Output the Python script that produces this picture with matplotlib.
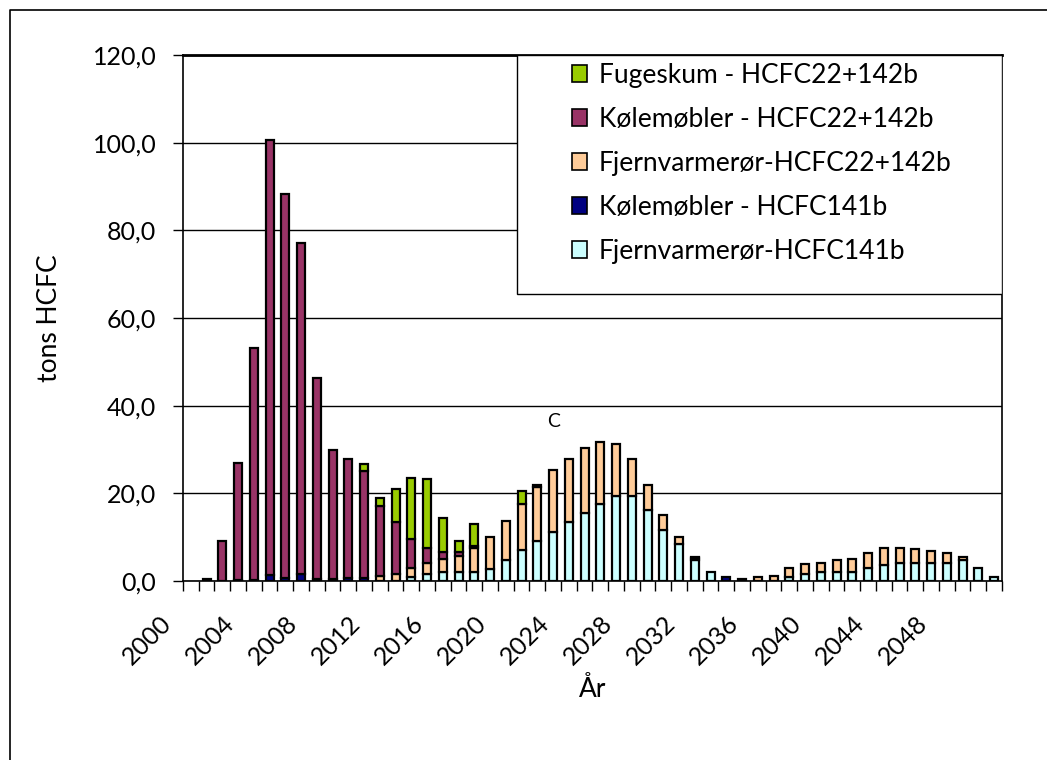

...

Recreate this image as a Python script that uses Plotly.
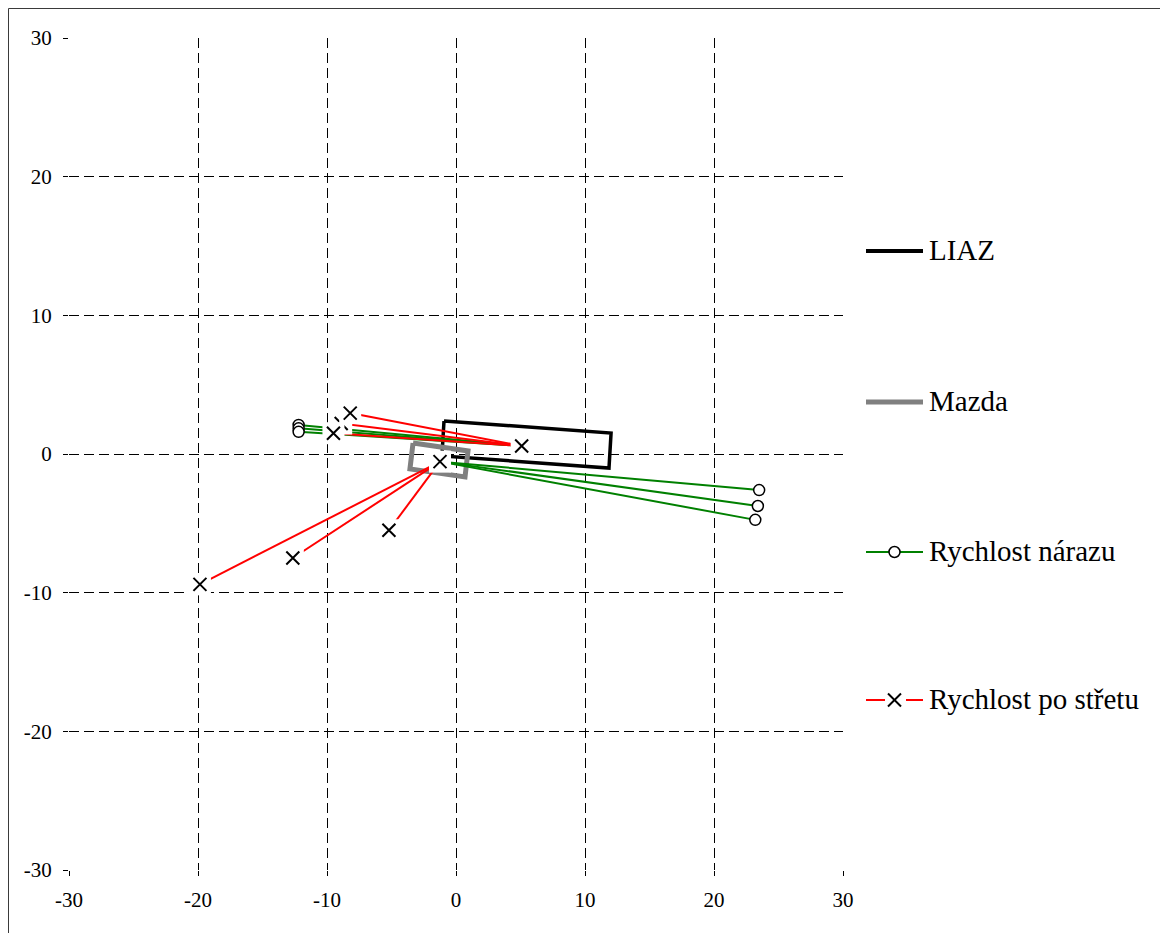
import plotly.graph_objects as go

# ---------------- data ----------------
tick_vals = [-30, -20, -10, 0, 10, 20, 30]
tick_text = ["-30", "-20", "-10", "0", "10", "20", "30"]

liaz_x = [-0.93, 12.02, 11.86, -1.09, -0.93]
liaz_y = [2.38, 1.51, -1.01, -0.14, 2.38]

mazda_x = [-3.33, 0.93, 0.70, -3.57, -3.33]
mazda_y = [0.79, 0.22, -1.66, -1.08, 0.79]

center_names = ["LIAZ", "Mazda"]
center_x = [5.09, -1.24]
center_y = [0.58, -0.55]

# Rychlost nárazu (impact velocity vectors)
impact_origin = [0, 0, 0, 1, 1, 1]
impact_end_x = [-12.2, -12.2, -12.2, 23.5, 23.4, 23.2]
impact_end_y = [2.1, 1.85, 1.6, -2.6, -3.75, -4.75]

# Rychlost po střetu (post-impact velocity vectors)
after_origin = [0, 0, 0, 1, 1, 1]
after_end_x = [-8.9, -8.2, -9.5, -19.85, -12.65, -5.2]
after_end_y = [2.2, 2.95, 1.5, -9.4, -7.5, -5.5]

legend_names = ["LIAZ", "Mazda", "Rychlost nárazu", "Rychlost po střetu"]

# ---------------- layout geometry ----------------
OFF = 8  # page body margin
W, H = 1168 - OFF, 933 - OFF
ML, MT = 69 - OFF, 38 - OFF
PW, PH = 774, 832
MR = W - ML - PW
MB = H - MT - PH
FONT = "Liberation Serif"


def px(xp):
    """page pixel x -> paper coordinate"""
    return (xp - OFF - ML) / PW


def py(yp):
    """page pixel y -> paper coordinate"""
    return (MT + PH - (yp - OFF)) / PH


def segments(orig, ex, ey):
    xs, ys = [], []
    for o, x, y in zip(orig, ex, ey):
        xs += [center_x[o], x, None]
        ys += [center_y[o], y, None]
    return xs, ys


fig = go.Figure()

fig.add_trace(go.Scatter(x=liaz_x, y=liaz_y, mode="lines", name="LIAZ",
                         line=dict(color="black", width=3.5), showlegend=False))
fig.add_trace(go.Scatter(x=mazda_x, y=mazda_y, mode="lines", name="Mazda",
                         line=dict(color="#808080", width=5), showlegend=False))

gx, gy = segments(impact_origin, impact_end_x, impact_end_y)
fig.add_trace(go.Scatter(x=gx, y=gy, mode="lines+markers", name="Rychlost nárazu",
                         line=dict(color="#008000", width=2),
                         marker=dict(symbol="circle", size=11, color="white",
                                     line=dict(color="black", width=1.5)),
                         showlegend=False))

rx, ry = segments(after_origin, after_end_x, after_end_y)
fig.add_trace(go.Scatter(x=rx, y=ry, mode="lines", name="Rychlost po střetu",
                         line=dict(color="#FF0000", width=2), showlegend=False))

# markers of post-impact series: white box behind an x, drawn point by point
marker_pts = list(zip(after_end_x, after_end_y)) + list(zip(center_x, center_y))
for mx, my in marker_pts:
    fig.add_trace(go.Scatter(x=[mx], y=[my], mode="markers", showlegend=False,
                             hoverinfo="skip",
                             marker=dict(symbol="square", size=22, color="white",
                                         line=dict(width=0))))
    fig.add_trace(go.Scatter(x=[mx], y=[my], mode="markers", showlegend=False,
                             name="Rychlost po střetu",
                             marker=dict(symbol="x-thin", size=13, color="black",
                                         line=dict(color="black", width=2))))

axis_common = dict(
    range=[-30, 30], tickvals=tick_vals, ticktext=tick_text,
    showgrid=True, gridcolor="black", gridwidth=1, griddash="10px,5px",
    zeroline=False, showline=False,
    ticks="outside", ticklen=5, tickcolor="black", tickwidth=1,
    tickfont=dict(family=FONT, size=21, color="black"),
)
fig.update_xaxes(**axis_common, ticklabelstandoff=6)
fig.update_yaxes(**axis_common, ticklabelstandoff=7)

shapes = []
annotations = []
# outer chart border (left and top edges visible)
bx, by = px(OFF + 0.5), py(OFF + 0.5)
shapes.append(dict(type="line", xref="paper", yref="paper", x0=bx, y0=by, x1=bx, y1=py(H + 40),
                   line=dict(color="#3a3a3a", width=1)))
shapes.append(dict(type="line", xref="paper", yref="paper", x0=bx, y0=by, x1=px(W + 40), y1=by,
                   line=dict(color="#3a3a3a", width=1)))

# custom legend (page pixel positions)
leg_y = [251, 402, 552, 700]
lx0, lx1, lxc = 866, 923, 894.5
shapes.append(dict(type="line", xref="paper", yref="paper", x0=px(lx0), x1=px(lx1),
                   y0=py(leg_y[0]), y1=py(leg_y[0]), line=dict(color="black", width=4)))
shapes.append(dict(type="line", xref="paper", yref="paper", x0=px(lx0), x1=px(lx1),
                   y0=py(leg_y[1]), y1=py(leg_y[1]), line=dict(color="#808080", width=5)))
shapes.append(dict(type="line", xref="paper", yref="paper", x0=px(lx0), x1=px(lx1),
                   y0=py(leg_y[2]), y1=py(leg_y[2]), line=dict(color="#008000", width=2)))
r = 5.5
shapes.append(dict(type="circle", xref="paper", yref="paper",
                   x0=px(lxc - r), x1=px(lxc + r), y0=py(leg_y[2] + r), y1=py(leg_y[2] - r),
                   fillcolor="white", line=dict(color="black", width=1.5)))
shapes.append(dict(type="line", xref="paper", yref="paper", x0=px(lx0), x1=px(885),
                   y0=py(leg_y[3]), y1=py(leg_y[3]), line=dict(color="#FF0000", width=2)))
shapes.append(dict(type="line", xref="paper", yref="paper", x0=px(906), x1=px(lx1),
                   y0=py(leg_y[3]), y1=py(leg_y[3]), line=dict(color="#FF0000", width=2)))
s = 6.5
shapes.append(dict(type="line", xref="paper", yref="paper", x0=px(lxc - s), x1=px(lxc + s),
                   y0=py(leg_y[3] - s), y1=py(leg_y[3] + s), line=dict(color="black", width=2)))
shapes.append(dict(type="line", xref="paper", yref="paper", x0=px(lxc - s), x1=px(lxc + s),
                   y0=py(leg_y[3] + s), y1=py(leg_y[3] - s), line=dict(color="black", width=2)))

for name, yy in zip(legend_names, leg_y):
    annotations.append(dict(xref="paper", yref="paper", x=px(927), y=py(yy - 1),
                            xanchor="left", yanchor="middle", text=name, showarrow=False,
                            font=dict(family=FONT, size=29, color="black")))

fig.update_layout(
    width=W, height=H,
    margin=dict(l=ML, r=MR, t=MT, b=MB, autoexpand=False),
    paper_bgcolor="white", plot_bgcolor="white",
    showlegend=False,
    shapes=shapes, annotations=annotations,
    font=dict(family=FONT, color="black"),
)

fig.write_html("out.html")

» **WHAT TO WORK ON**
For the entries above, count the lines that contain the string "script", and state that number without further comment.

» **RESPONSE**
2